With farmers hit by the avian flu epidemic, egg prices leaped by 15.2%, the biggest monthly increase since June 2015. Egg prices are up 53% from last year.
The unexpectedly hot inflation figures blow a hole in one of Trump’s biggest pledges on the campaign trail.
“We will end inflation and make America affordable again, and we’re going to get the prices down. We have to get them down,” he said at a rally in September. “It’s too much. Groceries, cars, everything. We’re going to get the prices down.”
Yet shortly after the election, Trump started to scale back his ambitions.
“It’s hard to bring things down once they’re up,” he said in a November interview with Time. “You know, it’s very hard.”

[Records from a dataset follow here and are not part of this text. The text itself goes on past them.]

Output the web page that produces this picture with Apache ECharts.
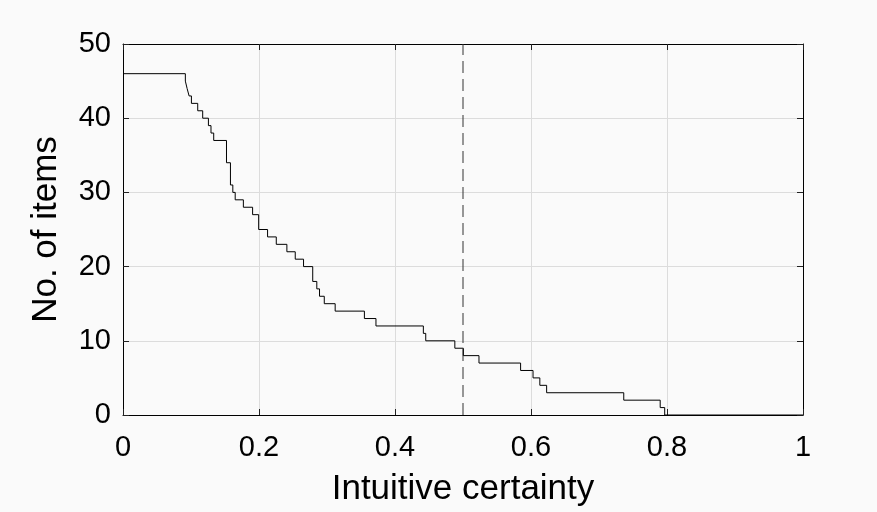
<!DOCTYPE html>
<html>
<head>
<meta charset="utf-8">
<script src="https://cdn.jsdelivr.net/npm/echarts@6/dist/echarts.min.js"></script>
<style>
  html, body { margin: 0; padding: 0; background: #fafafa; }
  #chart { width: 877px; height: 512px; }
</style>
</head>
<body>
<div id="chart"></div>
<script>
// Certainty thresholds where the item count changes
const certainty = [
  0, 0.0917, 0.0943, 0.0972, 0.1006, 0.1099, 0.1172, 0.1256, 0.1294, 0.1334,
  0.1522, 0.1580, 0.1615, 0.1650, 0.1770, 0.1906, 0.1995, 0.2126, 0.2254, 0.2410,
  0.2533, 0.2655, 0.2790, 0.2850, 0.2890, 0.2960, 0.3120, 0.3550, 0.3720, 0.4417,
  0.4452, 0.4880, 0.5005, 0.5235, 0.5847, 0.6030, 0.6130, 0.6230, 0.7364, 0.7900,
  0.7966, 1.0
];
// Number of items whose intuitive certainty exceeds each threshold
const itemCount = [
  46, 45, 44, 43, 42, 41, 40, 39, 38, 37,
  34, 31, 30, 29, 28, 27, 25, 24, 23, 22,
  21, 20, 18, 17, 16, 15, 14, 13, 12, 11,
  10, 9, 8, 7, 6, 5, 4, 3, 2, 1,
  0, 0
];
// Reference threshold (dashed line)
const threshold = 0.5;
const yRange = [0, 50];
const xTicks = [0, 0.2, 0.4, 0.6, 0.8, 1];

const font = 'Liberation Sans, Arial, sans-serif';
const stepData = certainty.map((x, i) => [x, itemCount[i]]);
const thresholdData = yRange.map(y => [threshold, y]);

const chart = echarts.init(document.getElementById('chart'), null, { renderer: 'canvas' });

// Box frame: every side of the plot gets a black axis line with inward ticks
function frameAxis(extra) {
  return Object.assign({
    axisLine: { show: true, onZero: false, lineStyle: { color: '#000', width: 1 } },
    axisTick: { show: true, inside: true, length: 6, lineStyle: { color: '#222', width: 1 } },
    splitLine: { show: false }
  }, extra);
}

chart.setOption({
  backgroundColor: '#fafafa',
  animation: false,
  grid: { left: 123, right: 74, top: 44, bottom: 96, show: false },
  xAxis: [
    frameAxis({
      type: 'value', min: 0, max: 1, interval: 0.2, position: 'bottom',
      name: 'Intuitive certainty', nameLocation: 'middle', nameGap: 57,
      nameTextStyle: { fontFamily: font, fontSize: 35, color: '#000' },
      axisLabel: { fontFamily: font, fontSize: 29, color: '#000', margin: 18,
        formatter: v => xTicks.includes(+v.toFixed(1)) ? String(+v.toFixed(1)) : '' },
      splitLine: { show: true, lineStyle: { color: '#dcdcdc', width: 1 } }
    }),
    frameAxis({
      type: 'value', min: 0, max: 1, interval: 0.2, position: 'top',
      axisLabel: { show: false }
    })
  ],
  yAxis: [
    frameAxis({
      type: 'value', min: yRange[0], max: yRange[1], interval: 10, position: 'left',
      name: 'No. of items', nameLocation: 'middle', nameGap: 59, nameRotate: 90,
      nameTextStyle: { fontFamily: font, fontSize: 35, color: '#000' },
      axisLabel: { fontFamily: font, fontSize: 29, color: '#000', margin: 12 },
      splitLine: { show: true, lineStyle: { color: '#dcdcdc', width: 1 } }
    }),
    frameAxis({
      type: 'value', min: yRange[0], max: yRange[1], interval: 10, position: 'right',
      axisLabel: { show: false }
    })
  ],
  series: [
    {
      type: 'line', data: thresholdData, symbol: 'none', silent: true,
      lineStyle: { color: '#333', width: 1, type: [12, 6] }
    },
    {
      type: 'line', step: 'end', data: stepData, symbol: 'none', silent: true,
      lineStyle: { color: '#000', width: 1 }
    }
  ]
});
</script>
</body>
</html>
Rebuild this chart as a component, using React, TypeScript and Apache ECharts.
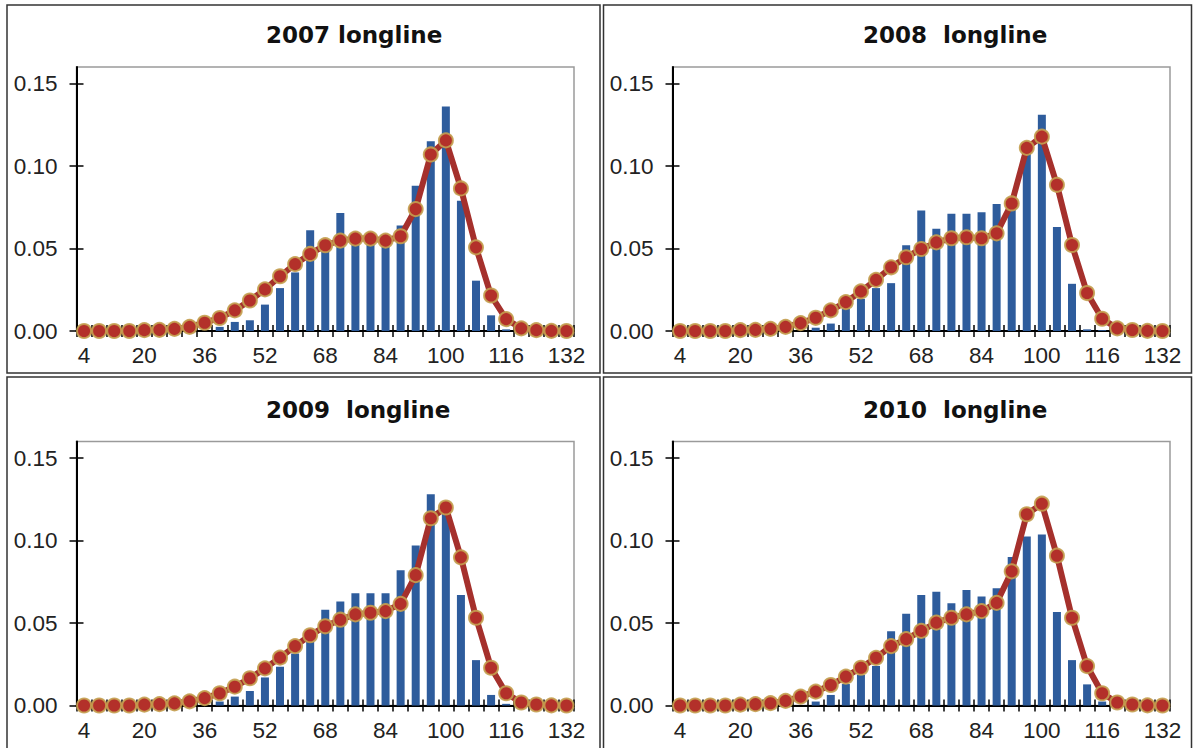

Soon after the figures were released, Trump went into blame mode. He suggested that former President Joe Biden was the reason for the spike, not his own economic policies, which economists have warned risk pushing costs higher.
“BIDEN INFLATION UP!” he wrote on Truth Social.
The latest inflation figures mean an imminent interest rate cut by the Federal Reserve is unlikely.
Earlier Wednesday, Trump called for rates to come down, claiming cheaper money would “go hand in hand” with his tariffs agenda.
“Interest Rates should be lowered, something which would go hand in hand with upcoming Tariffs!!!” he wrote. “Lets Rock and Roll, America!!!”
The Federal Reserve ignored Trump’s previous demand to cut rates, holding the benchmark rate for two weeks.